Thank you for your reply, I really appreciate it. I am sorry I was a little vague in the post, I thought the calculator was displaying everything. I will break it down here, thank you for looking at it:
I will list them out here and include the calculator I ran on bigger pockets
-purchase price of $840,000 (hard money/private money/investors 25% down $260,000 ($210,000 is the 25% and the other $50,000 is loan fee, 1% for fixes, and $40,000 to close)
These would be monthly cost:
-4% interest on the remaining balance of the loan $580,000
-12% for property taxes at 10k property tax annually, so $833/month
-4% vacancy $280-4% Capex $280
-2% Garbage $150-10% property management $700
-4% repairs $280 (could slide 4-6 percent, this is a 4-plex)
-4% Water/Sewer $250
-4% home owners insurance $310
-43% Principle and Interest $3,007
I have monthly operating cost sitting at $6,091 and my Monthly income sitting at $7,000 with a monthly cash flow of $908
The 4 plex have all been renovated within the last year with paint, new inside, appliance, countertops, etc and are all rented out currently at $6,500 a month and they are under rent and can expect $7,000. I am basing these numbers off of the $7,000 income rent for the 4 plex.
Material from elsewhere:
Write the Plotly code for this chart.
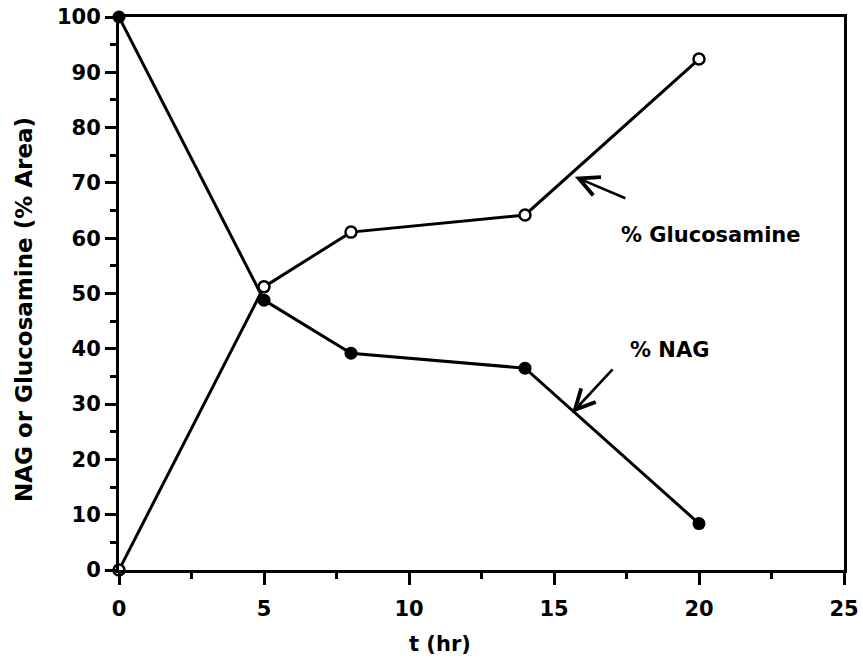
import plotly.graph_objects as go

t_hr = [0, 5, 8, 14, 20]
nag = [100, 48.8, 39.2, 36.5, 8.4]
glucosamine = [0, 51.2, 61.1, 64.2, 92.4]

x_ticks = [0, 5, 10, 15, 20, 25]
y_ticks = [0, 10, 20, 30, 40, 50, 60, 70, 80, 90, 100]

FONT = "DejaVu Sans, Liberation Sans, Arial, sans-serif"

fig = go.Figure()
fig.add_trace(go.Scatter(
    x=t_hr, y=nag, mode="lines+markers",
    line=dict(color="black", width=3),
    marker=dict(symbol="circle", size=13, color="black"),
    cliponaxis=False, showlegend=False))
fig.add_trace(go.Scatter(
    x=t_hr, y=glucosamine, mode="lines+markers",
    line=dict(color="black", width=3),
    marker=dict(symbol="circle", size=11, color="white", line=dict(color="black", width=2.5)),
    cliponaxis=False, showlegend=False))

# arrows
fig.add_annotation(x=15.72, y=71.1, ax=52, ay=22, text="", showarrow=True,
                   arrowhead=5, arrowsize=1.5, arrowwidth=2.6, arrowcolor="black")
fig.add_annotation(x=15.62, y=28.4, ax=42, ay=-45, text="", showarrow=True,
                   arrowhead=5, arrowsize=1.5, arrowwidth=2.6, arrowcolor="black")
# labels
fig.add_annotation(x=20.42, y=60.6, text="% Glucosamine", showarrow=False,
                   font=dict(family=FONT, size=21, color="black", weight="bold"))
fig.add_annotation(x=18.97, y=39.8, text="% NAG", showarrow=False,
                   font=dict(family=FONT, size=21, color="black", weight="bold"))
# axis titles
fig.add_annotation(xref="paper", yref="paper", x=(440 - 119) / 725, y=(570 - 644) / 553,
                   xanchor="center", yanchor="middle",
                   text="t (hr)", showarrow=False,
                   font=dict(family=FONT, size=21, color="black", weight="bold"))
fig.add_annotation(xref="paper", yref="paper", x=(24 - 119) / 725, y=(570 - 310) / 553,
                   xanchor="center", yanchor="middle", textangle=-90,
                   text="NAG or Glucosamine (% Area)", showarrow=False,
                   font=dict(family=FONT, size=23, color="black", weight="bold"))

axis_font = dict(family=FONT, size=21, color="black", weight="bold")
fig.update_xaxes(
    range=[0, 25], tickvals=x_ticks, ticktext=[str(v) for v in x_ticks],
    showline=True, linecolor="black", linewidth=3, mirror=True,
    ticks="outside", ticklen=12, tickwidth=3, tickcolor="black",
    minor=dict(ticks="outside", dtick=2.5, ticklen=6, tickwidth=3, tickcolor="black"),
    showgrid=False, zeroline=False, tickfont=axis_font, automargin=False,
    ticklabelstandoff=6)
fig.update_yaxes(
    range=[0, 100], tickvals=y_ticks, ticktext=[str(v) for v in y_ticks],
    showline=True, linecolor="black", linewidth=3, mirror=True,
    ticks="outside", ticklen=11, tickwidth=3, tickcolor="black",
    minor=dict(ticks="outside", dtick=5, ticklen=6, tickwidth=3, tickcolor="black"),
    showgrid=False, zeroline=False, tickfont=axis_font, automargin=False)

fig.update_layout(
    width=863, height=661,
    margin=dict(l=119, r=19, t=17, b=91, autoexpand=False),
    paper_bgcolor="white", plot_bgcolor="white")

fig.write_html("out.html")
If I take the 260K dollars for the down payment from investors/hard money/private lender/etc and offered them a 5-6 percent annual return, that would be $13,000 annually on the low side at 5% and a monthly reoccurring payment of $1,084 or quarterly payment at $3,250. Are the other avenues to pay the investors back or that you could recommend in this scenario that would benefit both parties.
I have calculated monthly cash flow at $908/month and would be losing money on the repayment of the investors money. Am I looking at this wrong or does that sound right. What other methods do you have to pay back the investor's money. I also plan to do a 3-4 year cash/out refi to pay off investor if the equity is there of course.